Plan from federal level offers protection for all.
The Lesser Prairie Chicken remains in the spotlight in Kansas and beyond.
Due to a sharp decline in the grouse's numbers — its historical range dropped some 84 percent because of development, conversion of native grassland to agriculture, drought and other factors — the U.S. Fish and Wildlife Service in late 2012 proposed listing the bird well known in Kansas as a threatened species under the Endangered Species Act.
The proposal sparked a firestorm of controversy involving property owners who understandably feared restrictions on the use of their land, and others with concerns related to economic development.
The Lesser Prairie Chicken was a factor in Finney County being eliminated as a site for wind turbines set up elsewhere in southwest Kansas, as the company constructing the wind farm rightly expressed concerns over the project's possible impact on the Sandsage Prairie ecosystem and its species.
Now, in searching for acceptable middle ground, federal agencies have hatched another plan to help landowners while providing protection for the rare bird.
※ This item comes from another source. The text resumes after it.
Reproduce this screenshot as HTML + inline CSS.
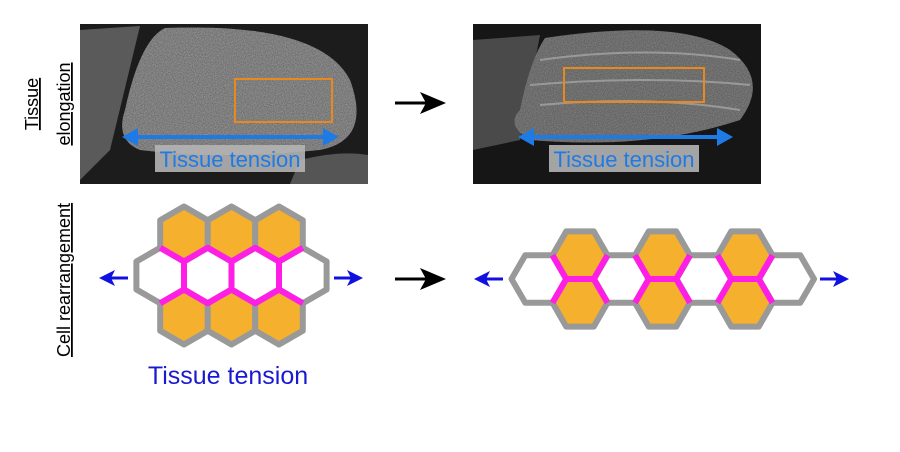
<!DOCTYPE html>
<html><head><meta charset="utf-8"><style>
html,body{margin:0;padding:0;background:#fff;width:900px;height:452px;overflow:hidden}
svg{display:block}
text{font-family:"Liberation Sans",sans-serif}
</style></head><body>
<svg width="900" height="452" viewBox="0 0 900 452" xmlns="http://www.w3.org/2000/svg">
<defs>
<filter id="nz" x="0" y="0" width="100%" height="100%">
<feTurbulence type="fractalNoise" baseFrequency="0.9" numOctaves="2" seed="3" result="t"/>
<feColorMatrix in="t" type="matrix" values="0 0 0 0 0.5  0 0 0 0 0.5  0 0 0 0 0.5  0 0 0 0.9 -0.2"/>
<feComposite in2="SourceGraphic" operator="in"/>
</filter>
<clipPath id="c1"><rect x="80" y="24" width="288" height="160"/></clipPath>
<clipPath id="c2"><rect x="473" y="24" width="288" height="160"/></clipPath>
</defs>

<!-- left photo -->
<g clip-path="url(#c1)">
<rect x="80" y="24" width="288" height="160" fill="#1c1c1c"/>
<path d="M80 30 L140 26 L110 150 L80 180Z" fill="#5a5a5a"/>
<path d="M165 28 Q320 22 350 80 Q372 140 320 150 Q220 160 140 150 Q115 140 125 110 Q140 40 165 28Z" fill="#6a6a6a"/>
<path d="M165 28 Q320 22 350 80 Q372 140 320 150 Q220 160 140 150 Q115 140 125 110 Q140 40 165 28Z" fill="#fff" filter="url(#nz)"/>
<path d="M300 160 Q340 150 368 155 L368 184 L290 184Z" fill="#555"/>
</g>
<rect x="235" y="79" width="97" height="43" fill="none" stroke="#e8891e" stroke-width="2"/>

<!-- right photo -->
<g clip-path="url(#c2)">
<rect x="473" y="24" width="288" height="160" fill="#161616"/>
<path d="M473 40 L540 35 L520 140 L473 150Z" fill="#4a4a4a"/>
<path d="M545 38 Q680 18 730 50 Q770 80 740 120 Q650 150 530 140 Q505 125 520 110 Q530 60 545 38Z" fill="#5e5e5e"/>
<path d="M545 38 Q680 18 730 50 Q770 80 740 120 Q650 150 530 140 Q505 125 520 110 Q530 60 545 38Z" fill="#fff" filter="url(#nz)" opacity="0.7"/>
<path d="M540 60 Q650 45 740 60 M530 85 Q650 75 750 85 M540 105 Q650 95 740 110" stroke="#999" stroke-width="2" fill="none"/>
</g>
<rect x="564" y="68" width="140" height="34" fill="none" stroke="#e8891e" stroke-width="2"/>

<!-- blue arrows on photos -->
<g fill="#1e7be6" stroke="#1e7be6">
<line x1="134" y1="137" x2="326" y2="137" stroke-width="4"/>
<polygon points="122,137 138,128 138,146" stroke="none"/>
<polygon points="339,137 323,128 323,146" stroke="none"/>
<line x1="530" y1="137" x2="720" y2="137" stroke-width="4"/>
<polygon points="518,137 534,128 534,146" stroke="none"/>
<polygon points="733,137 717,128 717,146" stroke="none"/>
</g>
<rect x="155" y="145" width="150" height="27" fill="#b4b4b4" opacity="0.9"/>
<text x="230" y="167" font-size="22" fill="#1e7be6" text-anchor="middle">Tissue tension</text>
<rect x="549" y="145" width="150" height="27" fill="#b4b4b4" opacity="0.9"/>
<text x="624" y="167" font-size="22" fill="#1e7be6" text-anchor="middle">Tissue tension</text>

<!-- black arrows -->
<g fill="#000">
<line x1="395" y1="103" x2="430" y2="103" stroke="#000" stroke-width="3"/>
<polygon points="446,103 420,92 426,103 420,114"/>
<line x1="395" y1="279" x2="430" y2="279" stroke="#000" stroke-width="3"/>
<polygon points="446,279 420,268 426,279 420,290"/>
</g>

<!-- side labels -->
<text transform="translate(38,104) rotate(-90)" font-size="18" fill="#000" text-anchor="middle" text-decoration="underline">Tissue</text>
<text transform="translate(70,104) rotate(-90)" font-size="18" fill="#000" text-anchor="middle" text-decoration="underline">elongation</text>
<text transform="translate(70,280) rotate(-90)" font-size="18" fill="#000" text-anchor="middle" text-decoration="underline">Cell rearrangement</text>

<!-- left hex diagram -->
<g stroke="#999" stroke-width="6" stroke-linejoin="round">
<g fill="#f5b02e">
<polygon points="184,206.5 207.8,220.25 207.8,247.75 184,261.5 160.2,247.75 160.2,220.25"/>
<polygon points="231.5,206.5 255.3,220.25 255.3,247.75 231.5,261.5 207.7,247.75 207.7,220.25"/>
<polygon points="279,206.5 302.8,220.25 302.8,247.75 279,261.5 255.2,247.75 255.2,220.25"/>
<polygon points="184,289.5 207.8,303.25 207.8,330.75 184,344.5 160.2,330.75 160.2,303.25"/>
<polygon points="231.5,289.5 255.3,303.25 255.3,330.75 231.5,344.5 207.7,330.75 207.7,303.25"/>
<polygon points="279,289.5 302.8,303.25 302.8,330.75 279,344.5 255.2,330.75 255.2,303.25"/>
</g>
<g fill="#fff">
<polygon points="160.2,247.75 184,261.5 184,289.5 160.2,303.25 136.4,289.5 136.4,261.5"/>
<polygon points="207.7,247.75 231.5,261.5 231.5,289.5 207.7,303.25 184,289.5 184,261.5"/>
<polygon points="255.2,247.75 279,261.5 279,289.5 255.2,303.25 231.5,289.5 231.5,261.5"/>
<polygon points="302.8,247.75 326.6,261.5 326.6,289.5 302.8,303.25 279,289.5 279,261.5"/>
</g>
</g>
<g stroke="#ff1ee6" stroke-width="6" fill="none" stroke-linejoin="round">
<polyline points="160.2,247.75 184,261.5 207.7,247.75 231.5,261.5 255.2,247.75 279,261.5 302.8,247.75"/>
<polyline points="160.2,303.25 184,289.5 207.7,303.25 231.5,289.5 255.2,303.25 279,289.5 302.8,303.25"/>
<line x1="184" y1="261.5" x2="184" y2="289.5"/>
<line x1="231.5" y1="261.5" x2="231.5" y2="289.5"/>
<line x1="279" y1="261.5" x2="279" y2="289.5"/>
</g>
<g fill="#1010e0" stroke="#1010e0">
<line x1="110" y1="278" x2="128" y2="278" stroke-width="3"/>
<polygon points="99,278 115,270 111,278 115,286" stroke="none"/>
<line x1="334" y1="278" x2="352" y2="278" stroke-width="3"/>
<polygon points="363,278 347,270 351,278 347,286" stroke="none"/>
</g>
<text x="228" y="384" font-size="25" fill="#1a1ad0" text-anchor="middle">Tissue tension</text>

<!-- right hex diagram -->
<g stroke="#999" stroke-width="6" stroke-linejoin="round" fill="#fff">
<polygon points="566.5,279 552.75,302.8 525.25,302.8 511.5,279 525.25,255.2 552.75,255.2"/>
<polygon points="649,279 635.25,302.8 607.75,302.8 594,279 607.75,255.2 635.25,255.2"/>
<polygon points="731.5,279 717.75,302.8 690.25,302.8 676.5,279 690.25,255.2 717.75,255.2"/>
<polygon points="814,279 800.25,302.8 772.75,302.8 759,279 772.75,255.2 800.25,255.2"/>
<g fill="#f5b02e">
<polygon points="607.5,255.2 593.75,279 566.25,279 552.5,255.2 566.25,231.4 593.75,231.4"/>
<polygon points="607.5,302.8 593.75,326.6 566.25,326.6 552.5,302.8 566.25,279 593.75,279"/>
<polygon points="690,255.2 676.25,279 648.75,279 635,255.2 648.75,231.4 676.25,231.4"/>
<polygon points="690,302.8 676.25,326.6 648.75,326.6 635,302.8 648.75,279 676.25,279"/>
<polygon points="772.5,255.2 758.75,279 731.25,279 717.5,255.2 731.25,231.4 758.75,231.4"/>
<polygon points="772.5,302.8 758.75,326.6 731.25,326.6 717.5,302.8 731.25,279 758.75,279"/>
</g>
</g>
<g stroke="#ff1ee6" stroke-width="6" fill="none" stroke-linejoin="round">
<path d="M552.5,255.2 L566.25,279 L552.5,302.8 M566.25,279 L593.75,279 M607.5,255.2 L593.75,279 L607.5,302.8"/>
<path d="M635,255.2 L648.75,279 L635,302.8 M648.75,279 L676.25,279 M690,255.2 L676.25,279 L690,302.8"/>
<path d="M717.5,255.2 L731.25,279 L717.5,302.8 M731.25,279 L758.75,279 M772.5,255.2 L758.75,279 L772.5,302.8"/>
</g>
<g fill="#1010e0" stroke="#1010e0">
<line x1="485" y1="279" x2="503" y2="279" stroke-width="3"/>
<polygon points="474,279 490,271 486,279 490,287" stroke="none"/>
<line x1="820" y1="279" x2="838" y2="279" stroke-width="3"/>
<polygon points="849,279 833,271 837,279 833,287" stroke="none"/>
</g>
</svg>
</body></html>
The offer — a unique agreement between the wildlife service and U.S. Department of Agriculture's Natural Resources Conservation Service — calls for legal protection for landowners who implement conservation measures to protect the Lesser Prairie Chicken's dwindling populations in Kansas and other states. Those who take steps to preserve habitat will receive a letter guaranteeing they will not be fined or prosecuted if Lesser Prairie Chickens are found dead on their property.
It's a more reasonable solution than one pitched in Topeka that would end protection for the bird.
Kansas Secretary of State Kris Kobach, an ultraconservative Republican, recently endorsed a state Senate bill that would exclude the Lesser Prairie Chicken from federal protection and give the state the authority to charge federal officials if they try to enforce federal laws pertaining to the threatened bird.
That would be overkill. Instead of waging another legal battle over state rights vs. federal law — as Kobach also advocated with pro-gun legislation in the state — the common-sense offer regarding the Lesser Prairie Chicken's future was a sensible approach to problem-solving that more elected officials in Kansas should embrace.